## Directions for this task
Where a line holds the string "React", return that line.

## Given material
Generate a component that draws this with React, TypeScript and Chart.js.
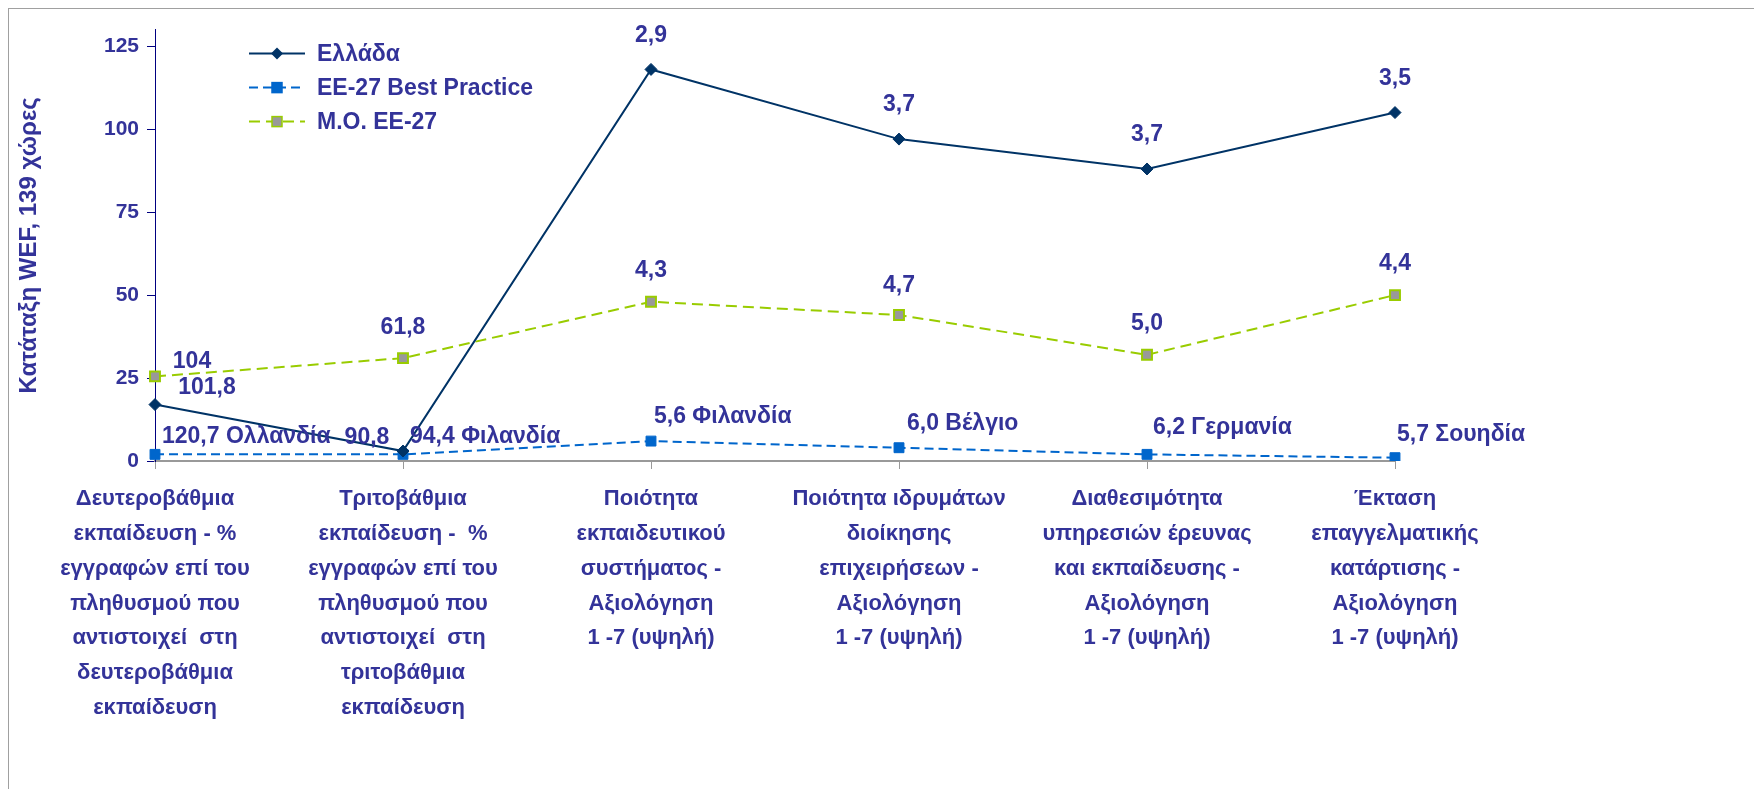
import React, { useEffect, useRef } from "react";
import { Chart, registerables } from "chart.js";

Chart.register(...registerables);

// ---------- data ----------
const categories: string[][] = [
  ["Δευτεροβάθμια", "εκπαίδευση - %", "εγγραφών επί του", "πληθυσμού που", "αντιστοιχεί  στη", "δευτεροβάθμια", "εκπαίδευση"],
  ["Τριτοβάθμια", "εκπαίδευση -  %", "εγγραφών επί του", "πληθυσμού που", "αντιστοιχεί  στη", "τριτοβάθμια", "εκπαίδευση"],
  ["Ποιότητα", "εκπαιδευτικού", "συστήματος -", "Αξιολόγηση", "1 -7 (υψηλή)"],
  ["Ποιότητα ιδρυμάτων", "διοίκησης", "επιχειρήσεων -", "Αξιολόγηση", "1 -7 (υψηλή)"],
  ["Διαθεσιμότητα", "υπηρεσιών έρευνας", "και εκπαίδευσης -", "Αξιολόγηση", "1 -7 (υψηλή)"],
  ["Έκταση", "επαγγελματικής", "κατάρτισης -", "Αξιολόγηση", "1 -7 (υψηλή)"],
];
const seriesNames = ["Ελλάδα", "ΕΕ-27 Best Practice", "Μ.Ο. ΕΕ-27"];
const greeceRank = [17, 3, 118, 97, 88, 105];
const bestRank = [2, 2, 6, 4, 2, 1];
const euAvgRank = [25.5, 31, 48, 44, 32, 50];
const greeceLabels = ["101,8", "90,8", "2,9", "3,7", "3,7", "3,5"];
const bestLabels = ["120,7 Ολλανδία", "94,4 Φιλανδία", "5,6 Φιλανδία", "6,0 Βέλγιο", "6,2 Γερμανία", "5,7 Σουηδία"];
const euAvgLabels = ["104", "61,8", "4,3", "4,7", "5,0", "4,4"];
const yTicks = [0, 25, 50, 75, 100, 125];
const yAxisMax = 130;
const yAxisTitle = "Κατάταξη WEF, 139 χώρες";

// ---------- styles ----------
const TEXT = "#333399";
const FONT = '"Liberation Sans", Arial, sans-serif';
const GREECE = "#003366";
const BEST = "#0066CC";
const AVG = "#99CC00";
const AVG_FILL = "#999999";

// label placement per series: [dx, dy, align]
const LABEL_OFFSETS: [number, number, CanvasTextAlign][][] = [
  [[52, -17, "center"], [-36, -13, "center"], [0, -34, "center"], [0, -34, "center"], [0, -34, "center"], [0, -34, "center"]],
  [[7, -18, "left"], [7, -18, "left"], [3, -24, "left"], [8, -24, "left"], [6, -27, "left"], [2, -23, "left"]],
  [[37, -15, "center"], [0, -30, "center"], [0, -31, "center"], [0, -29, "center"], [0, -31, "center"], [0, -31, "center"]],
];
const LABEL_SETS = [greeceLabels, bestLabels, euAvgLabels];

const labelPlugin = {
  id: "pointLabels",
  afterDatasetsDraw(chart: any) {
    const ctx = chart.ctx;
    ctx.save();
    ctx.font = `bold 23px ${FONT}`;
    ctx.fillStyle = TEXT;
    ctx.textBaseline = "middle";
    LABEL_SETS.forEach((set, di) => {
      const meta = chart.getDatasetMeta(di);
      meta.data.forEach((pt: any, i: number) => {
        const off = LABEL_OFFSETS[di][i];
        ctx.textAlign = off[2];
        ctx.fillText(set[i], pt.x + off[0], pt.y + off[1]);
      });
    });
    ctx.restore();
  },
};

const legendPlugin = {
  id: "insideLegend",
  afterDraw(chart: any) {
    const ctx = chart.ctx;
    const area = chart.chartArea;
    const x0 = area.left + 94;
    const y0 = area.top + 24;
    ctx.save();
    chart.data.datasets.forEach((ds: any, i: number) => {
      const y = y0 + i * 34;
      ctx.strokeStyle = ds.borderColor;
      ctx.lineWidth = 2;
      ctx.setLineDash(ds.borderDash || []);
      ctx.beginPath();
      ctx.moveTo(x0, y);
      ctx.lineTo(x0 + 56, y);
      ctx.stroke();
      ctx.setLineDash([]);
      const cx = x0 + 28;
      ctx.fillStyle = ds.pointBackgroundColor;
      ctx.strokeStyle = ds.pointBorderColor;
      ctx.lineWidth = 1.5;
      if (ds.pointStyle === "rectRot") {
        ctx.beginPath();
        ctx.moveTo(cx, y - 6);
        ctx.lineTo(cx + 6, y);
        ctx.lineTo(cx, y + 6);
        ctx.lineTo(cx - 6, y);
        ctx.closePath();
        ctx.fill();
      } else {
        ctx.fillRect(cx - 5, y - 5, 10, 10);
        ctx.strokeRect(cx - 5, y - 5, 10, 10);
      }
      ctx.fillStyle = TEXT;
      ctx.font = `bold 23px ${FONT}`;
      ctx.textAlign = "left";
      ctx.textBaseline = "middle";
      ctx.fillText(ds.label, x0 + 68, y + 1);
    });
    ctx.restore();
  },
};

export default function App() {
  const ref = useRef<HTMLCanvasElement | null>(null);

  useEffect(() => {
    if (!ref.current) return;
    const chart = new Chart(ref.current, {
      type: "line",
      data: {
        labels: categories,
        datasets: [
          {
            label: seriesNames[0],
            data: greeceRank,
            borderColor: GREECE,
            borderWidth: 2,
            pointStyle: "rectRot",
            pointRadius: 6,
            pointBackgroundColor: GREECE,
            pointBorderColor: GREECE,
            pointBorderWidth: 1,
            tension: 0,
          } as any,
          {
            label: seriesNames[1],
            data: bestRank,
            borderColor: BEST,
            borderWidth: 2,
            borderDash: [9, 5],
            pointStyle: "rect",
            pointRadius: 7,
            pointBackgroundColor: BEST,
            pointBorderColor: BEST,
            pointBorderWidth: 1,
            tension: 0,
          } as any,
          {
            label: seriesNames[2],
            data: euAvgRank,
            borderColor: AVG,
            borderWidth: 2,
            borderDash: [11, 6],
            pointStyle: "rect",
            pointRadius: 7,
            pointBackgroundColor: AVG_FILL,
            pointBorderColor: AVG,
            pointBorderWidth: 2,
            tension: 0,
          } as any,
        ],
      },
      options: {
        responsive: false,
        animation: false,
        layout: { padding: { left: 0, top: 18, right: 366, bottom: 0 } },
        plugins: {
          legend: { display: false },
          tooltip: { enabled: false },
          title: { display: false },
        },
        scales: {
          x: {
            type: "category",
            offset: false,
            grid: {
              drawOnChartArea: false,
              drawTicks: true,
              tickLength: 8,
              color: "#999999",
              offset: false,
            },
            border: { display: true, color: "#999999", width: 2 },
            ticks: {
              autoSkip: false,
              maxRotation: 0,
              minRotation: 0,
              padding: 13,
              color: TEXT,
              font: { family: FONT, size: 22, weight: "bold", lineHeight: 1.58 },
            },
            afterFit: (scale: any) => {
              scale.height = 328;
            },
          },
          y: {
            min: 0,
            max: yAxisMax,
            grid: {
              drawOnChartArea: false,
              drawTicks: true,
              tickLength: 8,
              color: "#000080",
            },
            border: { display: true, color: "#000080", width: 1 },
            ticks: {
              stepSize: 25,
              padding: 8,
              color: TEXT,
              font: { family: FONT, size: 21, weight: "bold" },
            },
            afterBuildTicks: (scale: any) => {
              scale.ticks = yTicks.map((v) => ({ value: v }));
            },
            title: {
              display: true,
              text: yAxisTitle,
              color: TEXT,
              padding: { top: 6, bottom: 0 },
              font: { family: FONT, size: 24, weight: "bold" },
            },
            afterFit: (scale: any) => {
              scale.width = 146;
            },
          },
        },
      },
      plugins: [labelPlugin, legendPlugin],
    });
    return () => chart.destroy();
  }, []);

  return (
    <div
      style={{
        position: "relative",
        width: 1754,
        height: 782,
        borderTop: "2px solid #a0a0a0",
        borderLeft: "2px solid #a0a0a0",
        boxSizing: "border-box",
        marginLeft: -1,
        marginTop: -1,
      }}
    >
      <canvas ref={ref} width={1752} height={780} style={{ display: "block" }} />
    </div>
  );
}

## Full solution
Generate a component that draws this with React, TypeScript and Chart.js.
import React, { useEffect, useRef } from "react";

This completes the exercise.